» **Supplied material**
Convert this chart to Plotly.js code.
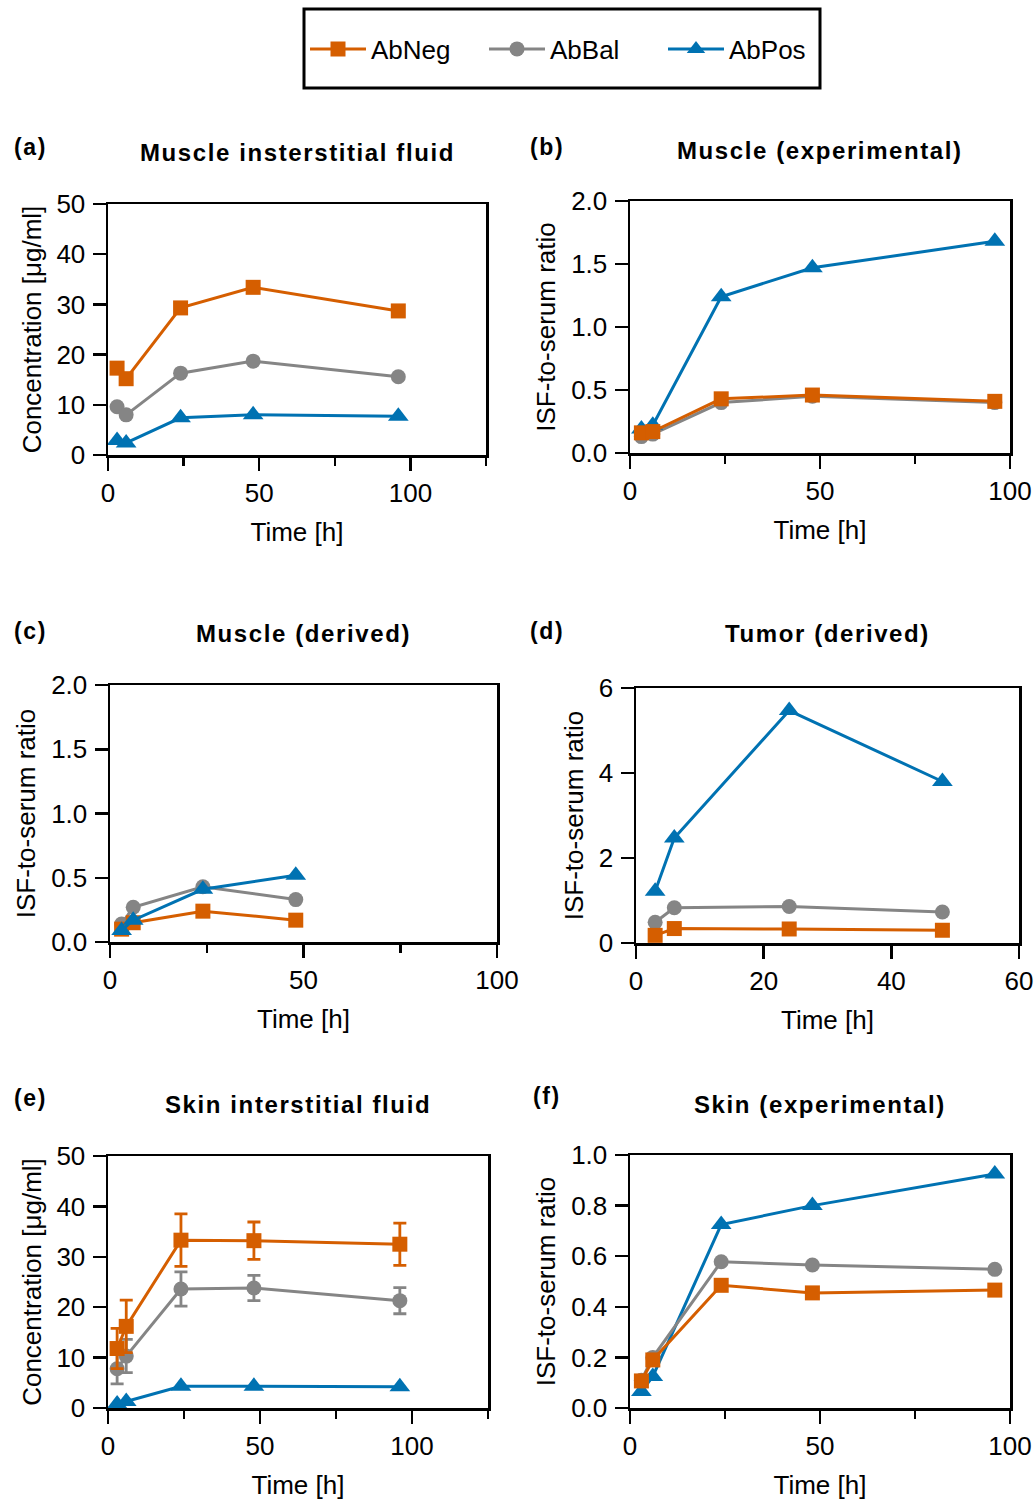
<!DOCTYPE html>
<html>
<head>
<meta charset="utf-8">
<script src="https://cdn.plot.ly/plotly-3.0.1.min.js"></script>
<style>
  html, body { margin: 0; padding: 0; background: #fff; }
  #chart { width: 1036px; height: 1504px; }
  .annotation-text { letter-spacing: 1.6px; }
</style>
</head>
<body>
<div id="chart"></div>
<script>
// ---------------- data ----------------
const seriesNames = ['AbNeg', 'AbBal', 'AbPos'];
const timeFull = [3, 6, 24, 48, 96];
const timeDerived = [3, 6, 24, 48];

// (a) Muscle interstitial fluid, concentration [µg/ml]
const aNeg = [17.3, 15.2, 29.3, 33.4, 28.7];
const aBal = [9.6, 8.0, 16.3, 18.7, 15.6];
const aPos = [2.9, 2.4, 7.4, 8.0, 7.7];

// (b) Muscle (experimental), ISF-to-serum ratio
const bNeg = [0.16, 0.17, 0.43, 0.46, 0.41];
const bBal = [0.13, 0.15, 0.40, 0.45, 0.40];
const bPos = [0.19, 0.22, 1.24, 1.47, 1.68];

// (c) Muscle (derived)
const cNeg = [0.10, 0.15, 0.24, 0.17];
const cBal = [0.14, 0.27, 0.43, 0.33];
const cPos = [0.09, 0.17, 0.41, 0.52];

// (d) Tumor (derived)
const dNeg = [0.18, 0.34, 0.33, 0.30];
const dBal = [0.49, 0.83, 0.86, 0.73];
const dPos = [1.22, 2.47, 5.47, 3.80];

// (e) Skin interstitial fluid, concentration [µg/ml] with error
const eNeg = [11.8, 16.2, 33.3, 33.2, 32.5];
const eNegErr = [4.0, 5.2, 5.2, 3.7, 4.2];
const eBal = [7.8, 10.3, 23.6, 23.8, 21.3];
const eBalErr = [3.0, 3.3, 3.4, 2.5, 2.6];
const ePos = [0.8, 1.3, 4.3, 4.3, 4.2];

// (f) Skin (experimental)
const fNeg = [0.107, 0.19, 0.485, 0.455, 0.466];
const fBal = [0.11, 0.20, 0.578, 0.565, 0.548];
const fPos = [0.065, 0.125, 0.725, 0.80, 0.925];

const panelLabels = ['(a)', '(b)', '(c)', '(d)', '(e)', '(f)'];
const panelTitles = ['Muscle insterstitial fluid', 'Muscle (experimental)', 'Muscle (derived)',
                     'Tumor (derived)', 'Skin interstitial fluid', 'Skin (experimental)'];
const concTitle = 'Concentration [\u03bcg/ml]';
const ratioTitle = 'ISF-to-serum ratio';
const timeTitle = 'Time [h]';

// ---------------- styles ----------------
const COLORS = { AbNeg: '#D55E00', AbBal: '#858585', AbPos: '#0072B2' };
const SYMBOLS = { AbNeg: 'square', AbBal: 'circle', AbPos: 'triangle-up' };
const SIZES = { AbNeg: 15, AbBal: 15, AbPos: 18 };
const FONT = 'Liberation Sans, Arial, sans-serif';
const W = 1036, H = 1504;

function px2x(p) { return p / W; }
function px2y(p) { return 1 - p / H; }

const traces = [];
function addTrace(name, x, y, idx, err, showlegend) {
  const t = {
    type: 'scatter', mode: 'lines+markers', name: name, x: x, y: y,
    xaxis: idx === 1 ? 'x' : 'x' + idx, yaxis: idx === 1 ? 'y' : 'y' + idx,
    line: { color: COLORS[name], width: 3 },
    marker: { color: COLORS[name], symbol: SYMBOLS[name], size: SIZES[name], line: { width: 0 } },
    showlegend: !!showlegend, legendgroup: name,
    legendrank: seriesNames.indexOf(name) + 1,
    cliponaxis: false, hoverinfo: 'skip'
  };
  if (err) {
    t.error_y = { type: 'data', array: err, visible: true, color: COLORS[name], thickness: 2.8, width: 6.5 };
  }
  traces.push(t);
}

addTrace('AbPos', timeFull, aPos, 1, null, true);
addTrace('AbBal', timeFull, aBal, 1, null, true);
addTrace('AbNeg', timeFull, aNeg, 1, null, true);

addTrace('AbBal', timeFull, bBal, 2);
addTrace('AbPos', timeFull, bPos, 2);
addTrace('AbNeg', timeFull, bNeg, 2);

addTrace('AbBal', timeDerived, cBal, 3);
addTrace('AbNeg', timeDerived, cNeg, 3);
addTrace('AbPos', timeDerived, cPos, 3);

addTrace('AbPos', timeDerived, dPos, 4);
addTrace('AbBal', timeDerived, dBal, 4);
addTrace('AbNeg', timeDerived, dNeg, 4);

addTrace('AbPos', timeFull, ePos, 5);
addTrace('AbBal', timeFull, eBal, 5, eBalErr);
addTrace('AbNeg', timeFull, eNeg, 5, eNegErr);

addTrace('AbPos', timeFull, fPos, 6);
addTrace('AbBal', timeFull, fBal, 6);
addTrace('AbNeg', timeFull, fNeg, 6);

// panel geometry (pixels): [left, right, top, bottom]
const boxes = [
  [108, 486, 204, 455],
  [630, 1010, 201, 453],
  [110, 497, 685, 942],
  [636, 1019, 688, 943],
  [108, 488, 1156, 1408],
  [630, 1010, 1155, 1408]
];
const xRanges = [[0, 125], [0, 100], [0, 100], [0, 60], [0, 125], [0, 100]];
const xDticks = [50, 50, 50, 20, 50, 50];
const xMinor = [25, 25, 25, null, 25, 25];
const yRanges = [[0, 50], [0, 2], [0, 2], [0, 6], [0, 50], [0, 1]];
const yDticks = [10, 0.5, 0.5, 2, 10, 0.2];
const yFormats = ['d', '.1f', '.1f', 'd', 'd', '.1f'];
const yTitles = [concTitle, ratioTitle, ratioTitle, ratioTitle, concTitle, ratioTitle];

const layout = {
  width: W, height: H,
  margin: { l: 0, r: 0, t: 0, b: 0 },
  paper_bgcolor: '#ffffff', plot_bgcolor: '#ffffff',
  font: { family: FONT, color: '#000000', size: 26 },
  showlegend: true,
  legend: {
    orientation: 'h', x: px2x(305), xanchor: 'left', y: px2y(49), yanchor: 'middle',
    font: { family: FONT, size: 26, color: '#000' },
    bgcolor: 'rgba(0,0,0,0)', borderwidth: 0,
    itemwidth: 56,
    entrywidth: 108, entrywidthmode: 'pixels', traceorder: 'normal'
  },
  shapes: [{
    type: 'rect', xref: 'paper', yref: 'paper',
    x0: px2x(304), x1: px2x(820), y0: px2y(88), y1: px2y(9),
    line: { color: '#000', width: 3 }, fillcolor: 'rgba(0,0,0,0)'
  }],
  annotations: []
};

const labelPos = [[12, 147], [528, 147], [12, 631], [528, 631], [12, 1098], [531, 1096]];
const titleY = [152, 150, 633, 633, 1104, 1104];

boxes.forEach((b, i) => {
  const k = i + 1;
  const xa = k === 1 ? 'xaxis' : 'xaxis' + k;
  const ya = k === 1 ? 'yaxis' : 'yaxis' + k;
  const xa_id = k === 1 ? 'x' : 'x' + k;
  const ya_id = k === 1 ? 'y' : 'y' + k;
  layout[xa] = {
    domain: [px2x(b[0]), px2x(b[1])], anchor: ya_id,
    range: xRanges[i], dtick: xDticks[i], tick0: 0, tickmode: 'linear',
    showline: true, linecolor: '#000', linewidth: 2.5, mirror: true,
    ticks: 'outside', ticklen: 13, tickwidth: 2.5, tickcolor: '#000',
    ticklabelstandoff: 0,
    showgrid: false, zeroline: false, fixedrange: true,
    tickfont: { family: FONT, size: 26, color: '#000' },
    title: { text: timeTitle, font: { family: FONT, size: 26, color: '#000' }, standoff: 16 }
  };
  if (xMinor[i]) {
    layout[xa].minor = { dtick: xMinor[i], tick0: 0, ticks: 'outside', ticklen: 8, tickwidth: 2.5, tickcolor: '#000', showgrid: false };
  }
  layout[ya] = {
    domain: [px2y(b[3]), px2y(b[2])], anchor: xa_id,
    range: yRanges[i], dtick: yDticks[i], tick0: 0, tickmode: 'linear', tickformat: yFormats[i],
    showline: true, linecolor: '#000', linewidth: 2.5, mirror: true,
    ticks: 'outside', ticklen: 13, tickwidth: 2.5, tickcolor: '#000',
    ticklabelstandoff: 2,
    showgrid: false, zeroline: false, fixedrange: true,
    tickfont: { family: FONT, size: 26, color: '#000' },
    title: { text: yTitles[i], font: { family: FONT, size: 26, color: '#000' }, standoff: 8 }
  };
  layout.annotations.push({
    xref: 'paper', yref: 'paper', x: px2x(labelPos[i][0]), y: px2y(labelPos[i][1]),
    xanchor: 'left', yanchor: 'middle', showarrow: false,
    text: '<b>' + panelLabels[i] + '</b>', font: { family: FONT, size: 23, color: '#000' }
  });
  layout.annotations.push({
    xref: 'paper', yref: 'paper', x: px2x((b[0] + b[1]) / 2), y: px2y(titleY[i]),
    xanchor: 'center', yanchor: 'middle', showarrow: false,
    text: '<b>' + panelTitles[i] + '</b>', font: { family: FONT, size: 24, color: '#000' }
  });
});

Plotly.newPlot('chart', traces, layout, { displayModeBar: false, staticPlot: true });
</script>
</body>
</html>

» **Required work**
Go from the first line of the data above to the line containing "const aPos = [2.9, 2.4, 7.4, 8.0, 7.7];" and retype exactly those lines, both included, but none of the pictures.

» **Completed exercise**
Convert this chart to Plotly.js code.
<!DOCTYPE html>
<html>
<head>
<meta charset="utf-8">
<script src="https://cdn.plot.ly/plotly-3.0.1.min.js"></script>
<style>
  html, body { margin: 0; padding: 0; background: #fff; }
  #chart { width: 1036px; height: 1504px; }
  .annotation-text { letter-spacing: 1.6px; }
</style>
</head>
<body>
<div id="chart"></div>
<script>
// ---------------- data ----------------
const seriesNames = ['AbNeg', 'AbBal', 'AbPos'];
const timeFull = [3, 6, 24, 48, 96];
const timeDerived = [3, 6, 24, 48];

// (a) Muscle interstitial fluid, concentration [µg/ml]
const aNeg = [17.3, 15.2, 29.3, 33.4, 28.7];
const aBal = [9.6, 8.0, 16.3, 18.7, 15.6];
const aPos = [2.9, 2.4, 7.4, 8.0, 7.7];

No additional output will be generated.